The city's mayor has ordered that at least one person should be posted every 30 feet on the dyke, keeping a 24-hour lookout for leaks. Ten aircraft were also flying in soldiers to Hubei. But despite the emergency precautions, Wuhan residents were universally sanguine yesterday that the central government would choose to sacrifice rural regions upstream if the Yangtze seriously threatened an industrial city the size of Wuhan. So far only secondary dykes inland have been destroyed to relieve pressure on the main river dykes, but Peking has made it clear it is willing to breach the upstream main Yangtze dyke if necessary.

Last night, officials in Shashi city, about 120 miles upstream of Wuhan, were anxiously monitoring water levels, poised to open the floodgates or blow a hole in the dyke and inundate a huge area of Gongan county, across the river to the south. By yesterday afternoon, more than 300,000 Gongan farmers, many of them distraught at having to abandon their homes, had been moved from the area, bringing with them livestock and what possessions they could carry.
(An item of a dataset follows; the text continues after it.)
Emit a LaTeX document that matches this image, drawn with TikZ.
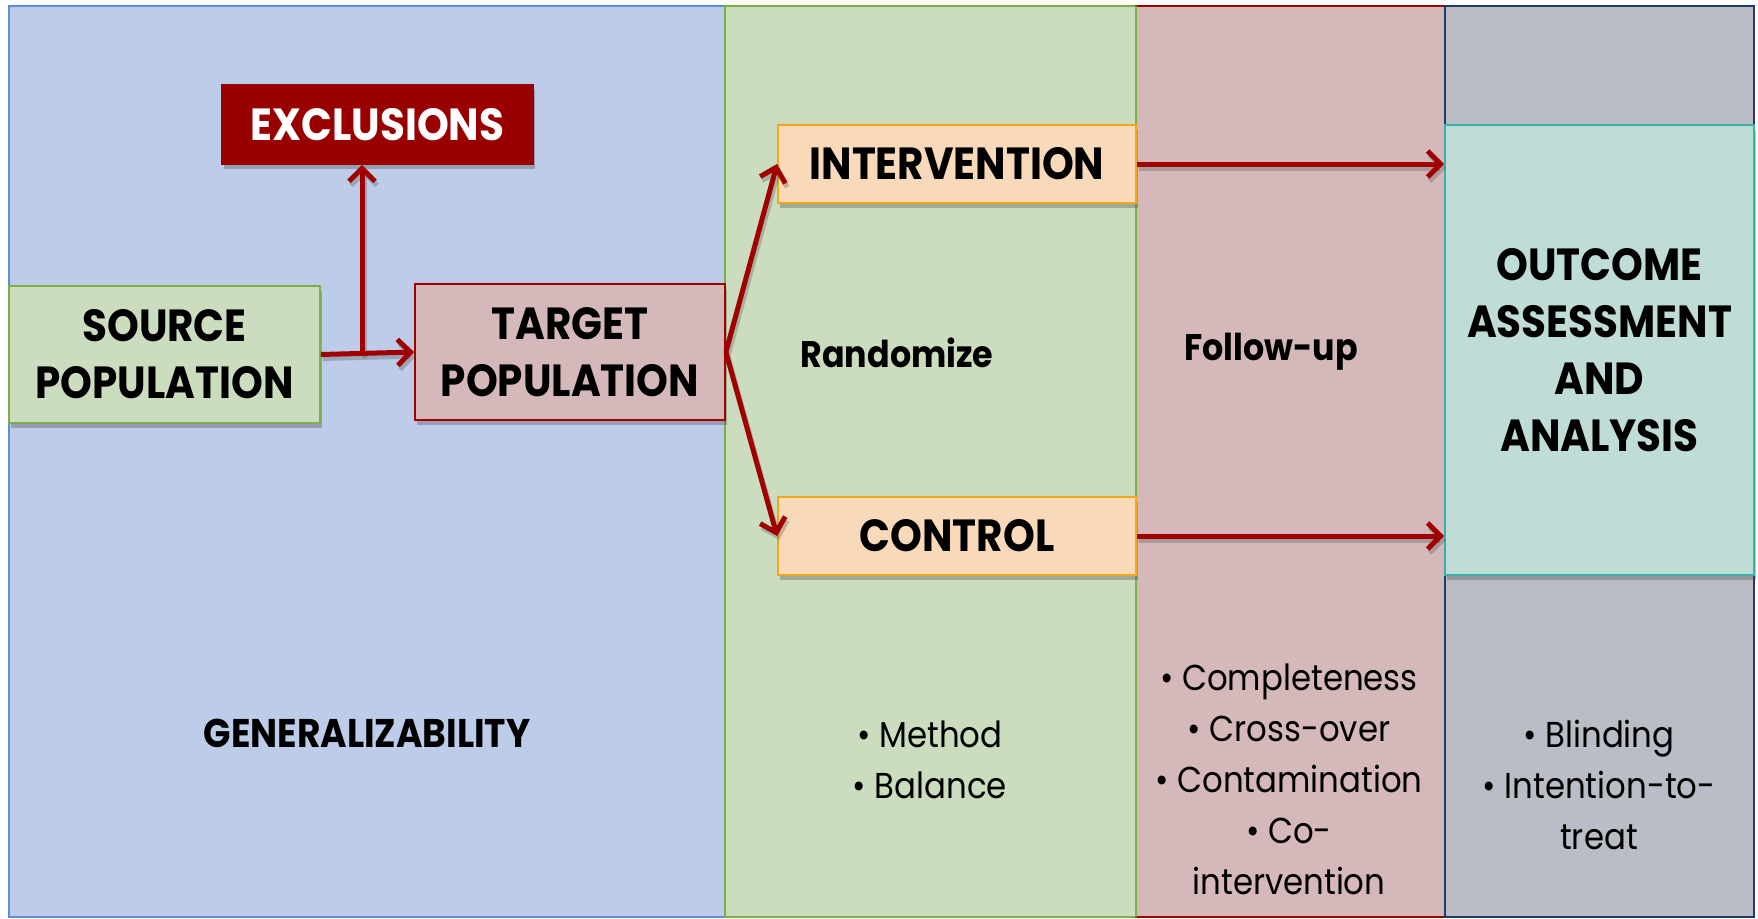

At one point yesterday, flood control officials said the water was just two inches from the point at which they would open the floodgates - an option not employed since the 1954 floods which killed 30,000 people.

It is rural people who are bearing the brunt of the flood damage. Secondary dyke collapses have wiped out homes, and millions of people are camped on top of dykes. At Jianli, halfway between Shashi and Wuhan, at least two secondary dykes were destroyed with Wuhan in mind.

Worse may still be to come, with torrential downpours in the upper reaches of the Yangtze which will create yet another flood crest. In the upstream city of Chongqing, Sichuan province, 41 people died and another 41 are missing after rain caused mudflows on Friday. With four weeks left of the flood season, the death toll of more than 2,000 is set to increase substantially.